OMG this, just, all of this. As someone who has always been close to my friends (whether I have a lot or a little) it always baffles me when a protagonist has no friends. Or they only have That One Friend Who Is Clearly Interested In You (But Won’t “Win” Because Of The New Kid In Town), which can work in some settings but hardly all, and it frustrates me because friendships are wonderful and important in just so many ways, how can a character develop at all if they don’t even have those frequent interactions?!
Agree. What about the number of “family members” or friends? Do you think a book is stronger if it’s less people / more complex relationships or more people / simpler relationships? Or something else entirely? I’m writing my first novel, and there are only 4 main characters. So just wondering out loud…

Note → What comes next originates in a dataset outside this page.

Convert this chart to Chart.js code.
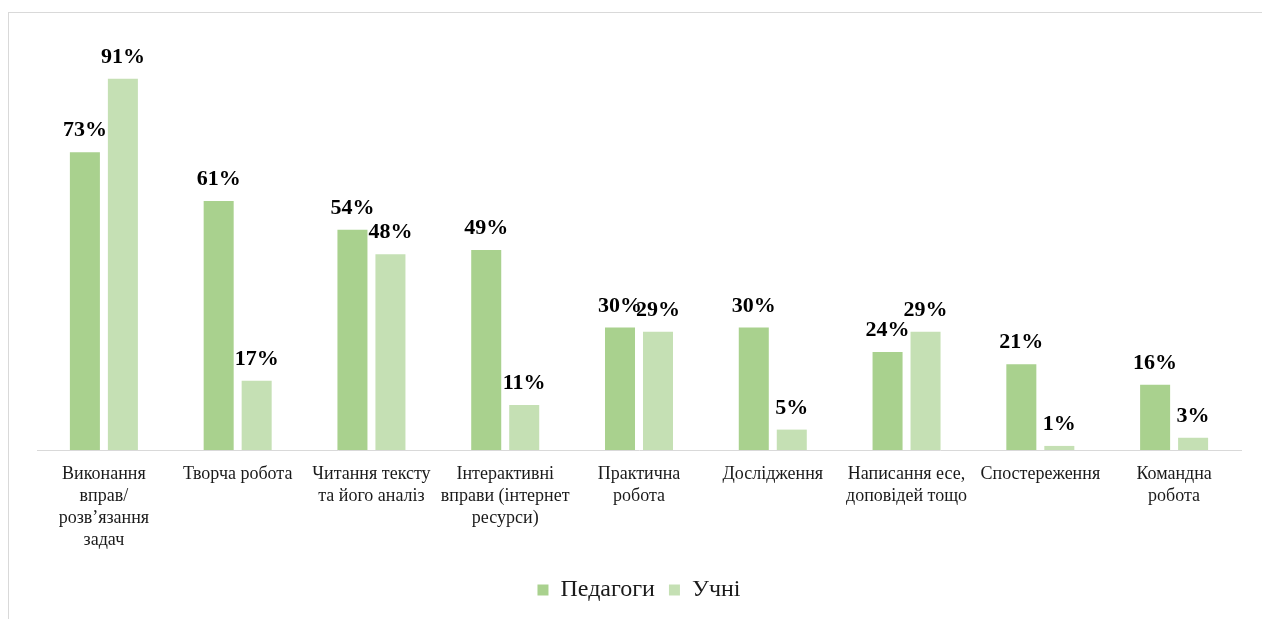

Rachel: That’s hilarious and sadly all too true. My boxing trainer makes a special trip out to the USA once a year to work with her trainer. She’s won titles and has many many students of her own and yet she’s still training and working with her guru. Funny how often that doesn’t happen in fiction.
Unless the story is super tightly focused and designed to deliberately be placing the character into a relationship void (which I’ve seen done. S’cool when it’s good)
So true. It can be done amazingly well. Just so often it’s laziness not good writing. I don’t think people realise how much harder a small cast makes the writing task.
wandering-dreamer: I, too, am a huge fan of friends and friendship. It’s secretly what all my books are about. (Tell no one.)
Ksenia Anske: I think it really depends on the book. My first novel had a cast of millions. I’ve never been able to find a publisher. There are brilliant books with few characters and brilliant ones with all the characters ever.
Given that this is your first novel I say write what you want to write don’t worry too much about what random bloggers like myself say. Have fun with it. The main thing you’re doing with your first (and really first few) novel is learning how to write a novel.
This is so true, Justine. Tweeting.
Here, here. Sometimes, the best characters in the book are the secondary characters, even if they’re a cat!